Mano fled Kabul after extremists killed his brother for working as a translator for French forces. Now, he resents that some in France and elsewhere in Europe cite fear of terrorism as a reason for rejecting refugees. “What can we bring with ourselves? Nothing. We also want peace. That’s why we leave our country,” Mano said.
Prime Minister Viktor Orban’s government is spending millions of dollars on billboards and other ads ahead of Hungary’s referendum, which will ask “Do you want the European Union to prescribe the mandatory settlement of non-Hungarian citizens in Hungary without the consent of parliament?”
Orban said the vote will be “a chance to stand up for Hungary’s sovereignty.”
Referendum against EU quota
Analysts predict an easy victory for the referendum.
“He has presented Brussels as an enemy of the Hungarian nation,” said Nick Sitter, a public policy professor at Central European University in Budapest, an institution funded by American billionaire and anti-rightist crusader George Soros. “He has said that in 1848-'49 we stood up against Vienna, in 1956 we stood up against Moscow, and now we have to stand up against Brussels.”
The leading opposition party in Hungary is the far-right, Russian-backed JOBBIK party, whose leaders see Brexit as a boost for the migration referendum, and more broadly, the anti-EU movement.
“When the people are going to go to the booth to vote it is going to be very clearly a vote for or against Brussels and the EU’s policy with regard to migration,” Marton Gyongyosi, deputy leader of JOBBIK in parliament, told VOA.

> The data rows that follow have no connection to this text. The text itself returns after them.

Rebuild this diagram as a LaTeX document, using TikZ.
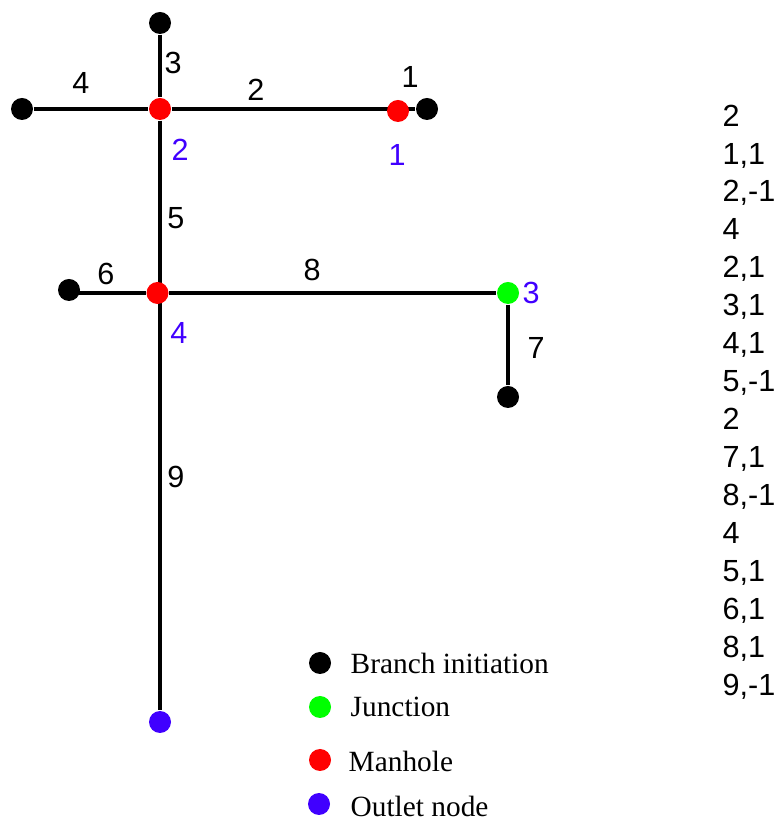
\documentclass[tikz,border=0pt]{standalone}
\usepackage{fontspec}
\usepackage{xcolor}
\usetikzlibrary{backgrounds}
\setmainfont{Liberation Serif}
\setsansfont{Liberation Sans}
\definecolor{outletblue}{RGB}{64,0,255}

\begin{document}
\begin{tikzpicture}[
            pt/.style={circle, inner sep=0pt, minimum size=0.22cm},
            branch/.style={pt, fill=black},
            manhole/.style={pt, fill=red},
            junction/.style={pt, fill=green},
            outlet/.style={pt, fill=outletblue},
            pipe/.style={black, line width=0.95pt},
            num/.style={inner sep=0pt, font=\sffamily\fontsize{8.7}{10}\selectfont},
            idnum/.style={num, text=outletblue},
            legend/.style={inner sep=0pt, anchor=west, font=\fontsize{8.35}{10}\selectfont}
        ]
            \useasboundingbox (0,0) rectangle (7.77,8.23);

% Upper branch
            \node[branch] (top) at (1.60,8.00) {};
            \node[branch] (west) at (0.22,7.14) {};
            \node[manhole] (mh2) at (1.60,7.14) {};
            \node[manhole] (mh1) at (3.98,7.12) {};
            \node[branch] (east) at (4.27,7.14) {};

% Lower branch
            \node[manhole] (mh4) at (1.575,5.30) {};
            \node[branch] (side) at (0.69,5.33) {};
            \node[junction] (jn3) at (5.08,5.30) {};
            \node[branch] (low) at (5.08,4.26) {};

% Outlet
            \node[outlet] (out) at (1.60,1.01) {};

% Pipes
            \begin{scope}[on background layer]
            \draw[pipe] (top) -- (mh2);
            \draw[pipe] (west) -- (mh2);
            \draw[pipe] (mh2) -- (mh1 |- mh2);
            \draw[pipe] (mh1 |- east) -- (east);
            \draw[pipe] (mh2) -- (mh2 |- mh4);
            \draw[pipe] (side |- mh4) -- (mh4);
            \draw[pipe] (mh4) -- (jn3);
            \draw[pipe] (jn3) -- (low);
            \draw[pipe] (mh2 |- mh4) -- (out);
            \end{scope}

% Pipe numbers
            \node[num] (n1) at (4.10,7.46) {1};
            \node[num] (n2) at (2.56,7.33) {2};
            \node[num] (n3) at (1.73,7.60) {3};
            \node[num] (n4) at (0.81,7.40) {4};
            \node[num] (n5) at (1.76,6.05) {5};
            \node[num] (n6) at (1.06,5.49) {6};
            \node[num] (n7) at (5.36,4.75) {7};
            \node[num] (n8) at (3.12,5.53) {8};
            \node[num] (n9) at (1.76,3.46) {9};

% Manhole and junction numbers
            \node[idnum] (id1) at (3.97,6.68) {1};
            \node[idnum] (id2) at (1.80,6.73) {2};
            \node[idnum] (id3) at (5.31,5.30) {3};
            \node[idnum] (id4) at (1.79,4.90) {4};

% Legend
            \node[branch] (lgbranch) at (3.20,1.60) {};
            \node[junction] (lgjunction) at (3.20,1.16) {};
            \node[manhole] (lgmanhole) at (3.20,0.63) {};
            \node[outlet] (lgoutlet) at (3.19,0.19) {};
            \node[legend] (txbranch) at (3.50,1.60) {Branch initiation};
            \node[legend] (txjunction) at (3.50,1.16) {Junction};
            \node[legend] (txmanhole) at (3.48,0.62) {Manhole};
            \node[legend] (txoutlet) at (3.50,0.17) {Outlet node};

% Side list
            \node[num, anchor=north west, align=left, font=\sffamily\fontsize{8.7}{10.8}\selectfont] (table) at (7.22,7.19) {2\\1,1\\2,-1\\4\\2,1\\3,1\\4,1\\5,-1\\2\\7,1\\8,-1\\4\\5,1\\6,1\\8,1\\9,-1};

        \end{tikzpicture}
\end{document}
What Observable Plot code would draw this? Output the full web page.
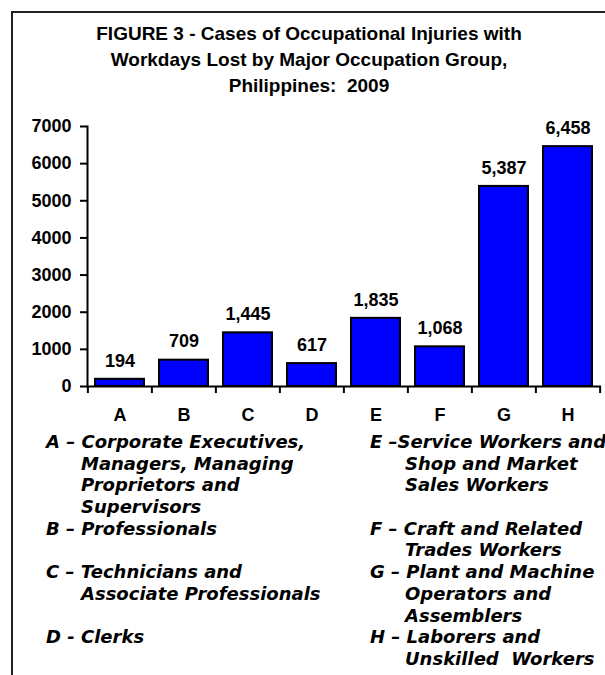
<!DOCTYPE html>
<html><head><meta charset="utf-8">
<script src="https://cdn.jsdelivr.net/npm/d3@7"></script>
<script src="https://cdn.jsdelivr.net/npm/@observablehq/plot@0.6"></script>
<style>
html,body{margin:0;padding:0;background:#fff;}
#wrap{position:relative;width:605px;height:675px;overflow:hidden;background:#fff;}
#frame{position:absolute;left:11px;top:11px;width:700px;height:700px;border-left:2px solid #222;border-top:2px solid #222;}
#title{position:absolute;left:13px;width:592px;top:21px;text-align:center;font:bold 19px "Liberation Sans",Arial,sans-serif;line-height:26px;color:#000;}
#chart{position:absolute;left:0;top:0;}
.legend{position:absolute;top:431px;font:italic bold 18px "DejaVu Sans",sans-serif;line-height:21.7px;color:#000;white-space:pre;}
.legend div{height:21.7px;}
.legend .c{padding-left:35px;}
</style></head><body>
<div id="wrap">
 <div id="frame"></div>
 <div id="title">FIGURE 3 - Cases of Occupational Injuries with<br>Workdays Lost by Major Occupation Group,<br>Philippines:&nbsp; 2009</div>
 <div id="chart"></div>
 <div class="legend" id="legL" style="left:46px"></div>
 <div class="legend" id="legR" style="left:370px"></div>
</div>
<script>
const categories = ["A","B","C","D","E","F","G","H"];
const cases = [194, 709, 1445, 617, 1835, 1068, 5387, 6458];
const yTicks = [0, 1000, 2000, 3000, 4000, 5000, 6000, 7000];
const legendLeft = [
  "A – Corporate Executives,", "Managers, Managing", "Proprietors and", "Supervisors",
  "B – Professionals", "",
  "C – Technicians and", "Associate Professionals", "",
  "D - Clerks"
];
const legendRight = [
  "E –Service Workers and", "Shop and Market", "Sales Workers", "",
  "F – Craft and Related", "Trades Workers",
  "G – Plant and Machine", "Operators and", "Assemblers",
  "H – Laborers and", "Unskilled  Workers"
];

const data = categories.map((c, i) => ({cat: c, value: cases[i]}));
const W = 605, H = 430, mL = 87, mR = 4;
const step = (W - mL - mR) / categories.length;
const fmt = d3.format(",");

const chart = Plot.plot({
  width: W, height: H,
  marginTop: 126, marginBottom: H - 386, marginLeft: mL, marginRight: mR,
  style: {fontFamily: '"Liberation Sans", Arial, sans-serif', fontSize: "18px", fontWeight: "bold", color: "#000", background: "transparent"},
  x: {domain: categories, paddingInner: 0.23, paddingOuter: 0.115, label: null},
  y: {domain: [0, 7000], label: null},
  marks: [
    Plot.barY(data, {x: "cat", y: "value", fill: "#0000FF", stroke: "#000", strokeWidth: 2}),
    Plot.ruleY([0], {stroke: "#000", strokeWidth: 2}),
    Plot.frame({anchor: "left", stroke: "#000", strokeWidth: 2}),
    Plot.ruleX(categories, {x: d => d, y1: 0, y2: 0, insetBottom: -7, dx: -step / 2, stroke: "#000", strokeWidth: 2}),
    Plot.ruleX(categories.slice(-1), {x: d => d, y1: 0, y2: 0, insetBottom: -7, dx: step / 2, stroke: "#000", strokeWidth: 2}),
    Plot.axisY({ticks: yTicks, tickSize: 7, tickPadding: 9, tickFormat: d => String(d), label: null, strokeWidth: 2, fontSize: 18, fontWeight: "bold"}),
    Plot.axisX({tickSize: 0, tickPadding: 22, label: null, fontSize: 18, fontWeight: "bold"}),
    Plot.text(data, {x: "cat", y: "value", text: d => fmt(d.value), dy: -18.5, lineAnchor: "middle", fontSize: 18, fontWeight: "bold", fill: "#000"})
  ]
});
document.getElementById("chart").appendChild(chart);

function fillLegend(id, lines) {
  const el = document.getElementById(id);
  for (const line of lines) {
    const div = document.createElement("div");
    if (line && !/^[A-H] [–-]/.test(line)) div.className = "c";
    div.textContent = line;
    el.appendChild(div);
  }
}
fillLegend("legL", legendLeft);
fillLegend("legR", legendRight);
</script>
</body></html>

Orban has said he supports a strong Europe and has been careful not to appear as though he is pushing for an exit.
But he wants deep reforms in the grouping.
Last week, Hungary and the Visegrad group that includes Poland, the Czech Republic and Slovakia, announced they will draw up their own plans to decentralize the EU.
Hungary’s far right is also refraining from calls for a referendum to leave, for now.
“At the moment I would say we are in a holding position because the Brexit might kick off enormous changes within the European Union,” JOBBIK’s Gyongyosi said.
In Bicske, Attila Szigeti says he is eager to vote in the referendum and wants Hungary to end the influx of asylum-seekers.
“You feel like they do not want to assimilate and behave like us. They ignore our culture and I completely understand the British,” he said. “It is not racism, it is patriotism.”